### miracle_jr's blog

By miracle_jr, history, 5 weeks ago,

Hi, I was reading the editorial of the Half Sequence problem from recent cookoff. One of the statements has been left for readers to prove and I am unable to prove it. The statement is as follows.

"Observe that any single number less then 1e9 can be made up of atmost 9 distinct prime numbers. This means that if GCD([B[0], B[1], ..., B[N]) = 1, where N >= 9 then there must exist atleast one subset of length at most 9 whose elements have GCD=1. (Proof left as an exercise)"

I have trouble understanding the last line.
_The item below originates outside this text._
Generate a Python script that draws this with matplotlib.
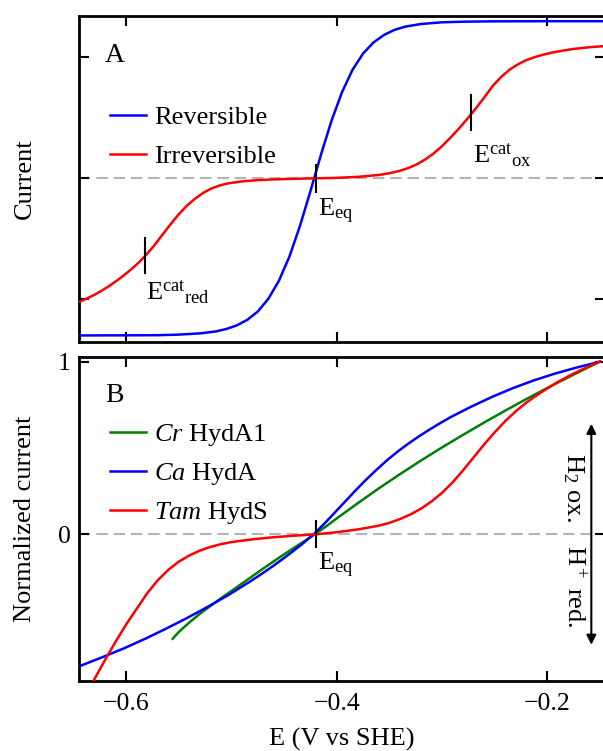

Why must there exist that subset?

• +13

 » 5 weeks ago, # | ← Rev. 2 →   +16 Each single number made up of at most 9 distinct prime numbers does not infer if GCD([B[0], B[1], ..., B[N]) = 1, where N >= 9 then there must exist at least one subset of length at most 9 whose elements have GCD = 1. For example, let $a = [2, 3, 5, 7, 11, 13, 17, 19, 23, 29]$, $p = 2 \times 3 \times 5 \times 7 \times 11 \times 13 \times 17 \times 19 \times 23 \times 29$, and for each $i$, $b_i = \frac{p}{a}$. The GCD of $b_1, b_2, \dots, b_{10}$ is $1$, each $b_i$ is a product of $9$ distinct prime numbers, but GCD of any $9$ of $b_i$'s is greater than $1$.It is easy to prove that there must exist at least one subset of length at most 10 whose elements have GCD = 1: starting with any given number, then repeatedly do the following process: choose a number to add to the current subset, such that it can eliminate at least one prime factor of the current GCD. Since this process can be done at most $9$ times, the resulting subset should have a size no larger than $10$.However, the conclusion in your statement is still correct, it is because the given numbers are less than $10^9$. That means, if all subsets of size $9$ have GCD greater than $1$, then each number should have exact $9$ different prime factors. Moreover, since they are coprime, then at least one of them does not have prime factor $2$. This number should be at least $3 \times 5 \times 7 \times 11 \times 13 \times 17 \times 19 \times 23 \times 29 = 3234846615$.
•  » » 5 weeks ago, # ^ |   0 Thank you so much! It makes sense now.